Consistent with the Prior Credit Agreement, the events of default under the Amended and Restated Credit Agreement include, among others, payment defaults, breaches of covenants, defaults under the related loan documents, material misrepresentations, cross defaults with certain other material indebtedness, bankruptcy and insolvency events, judgment defaults, certain events related to plans subject to the Employee Retirement Income Security Act of 1974, as amended, invalidity of the Amended and Restated Credit Agreement or the related loan documents and change in control events. The occurrence of an event of default could result in the acceleration of the Borrower’s obligations under the Amended and Restated Credit Agreement, the requirement to post cash collateral with respect to letters of credit, the termination of the Lenders’ commitments, and, if declared by the administrative agent or the Required Lenders (as defined in the Amended and Restated Credit Agreement) at their option and upon notice to the Borrower, a 2.0% increase in the otherwise applicable rate of interest.

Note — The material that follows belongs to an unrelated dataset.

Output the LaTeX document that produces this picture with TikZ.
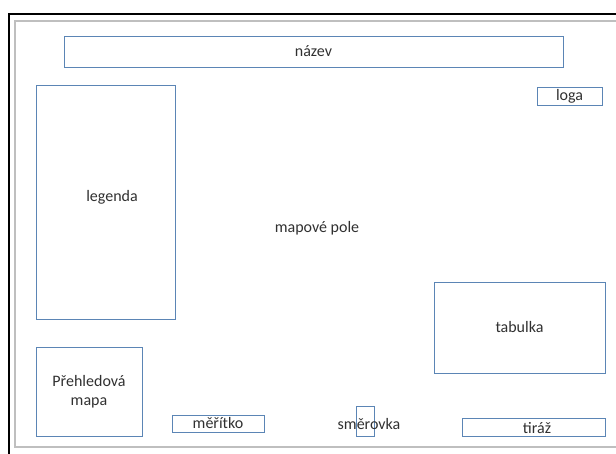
\documentclass[tikz,border=0pt]{standalone}
\usepackage{fontspec}
\setmainfont{Carlito}
\definecolor{boxblue}{HTML}{5B85B5}
\definecolor{framegray}{HTML}{BFBFBF}
\definecolor{txt}{HTML}{303030}
\tikzset{
  box/.style={draw=boxblue, line width=0.9pt, rectangle, inner sep=0pt, text=txt, font=\fontsize{16}{19}\selectfont, align=center},
  lbl/.style={inner sep=0pt, text=txt, font=\fontsize{16}{19}\selectfont, align=center}
}
\begin{document}
\begin{tikzpicture}[x=1pt,y=-1pt]
\useasboundingbox (0,0) rectangle (616,454);
% frame
\coordinate (fa) at (9,454);
\coordinate (fb) at (9,14);
\coordinate (fc) at (616,14);
\draw[line width=2.4pt, black] (fa) -- (fb) -- (fc);
\coordinate (ga) at (617,21);
\coordinate (gb) at (15,21);
\coordinate (gc) at (15,447);
\coordinate (gd) at (617,447);
\draw[line width=1.5pt, framegray] (ga) -- (gb) -- (gc) -- (gd);
% boxes
\node[box, minimum width=499pt, minimum height=31pt] (nazev) at (313.5,51.5) {název};
\node[box, minimum width=65pt, minimum height=18pt] (loga) at (569.5,96) {loga};
\node[box, minimum width=139pt, minimum height=234pt] (legenda) at (105.5,202) {};
\node[lbl] (legtext) at (112,197) {legenda};
\node[lbl] (pole) at (317,228) {mapové pole};
\node[box, minimum width=171pt, minimum height=91pt] (tabulka) at (519.5,327.5) {tabulka};
\node[box, minimum width=106pt, minimum height=89pt] (prehled) at (89,391.5) {Přehledová\\mapa};
\node[box, minimum width=92pt, minimum height=17pt] (meritko) at (218,423.5) {měřítko};
\node[box, minimum width=18pt, minimum height=30pt] (smerbox) at (365,421) {};
\node[lbl] (smerovka) at (369,424) {směrovka};
\node[box, minimum width=143pt, minimum height=18pt] (tiraz) at (533.5,427) {};
\node[lbl] (tiraztext) at (537,428) {tiráž};
\end{tikzpicture}
\end{document}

The Lenders and their respective affiliates are full-service financial institutions engaged in various activities, which may include sales and trading, commercial and investment banking, advisory, investment management, investment research, principal investment, hedging, market making, brokerage, and other financial and non-financial activities and services. Certain of these financial institutions and their respective affiliates have provided, and may in the future provide, certain of these services to the Company and its subsidiaries and to persons and entities with relationships with the Company and its subsidiaries, for which they received or will receive customary fees and expenses.
The foregoing description of the Amended and Restated Credit Agreement is qualified in its entirety by reference to the full text of the Amended and Restated Credit Agreement, a copy of which is filed as Exhibit 10.1 to this Current Report on Form 8-K and is incorporated herein by reference.
Item 2.03 Creation of a Direct Financial Obligation or an Obligation under an Off-Balance Sheet Arrangement of a Registrant.
The information included in Item 1.01 with respect to the Amended and Restated Credit Agreement is incorporated herein by reference.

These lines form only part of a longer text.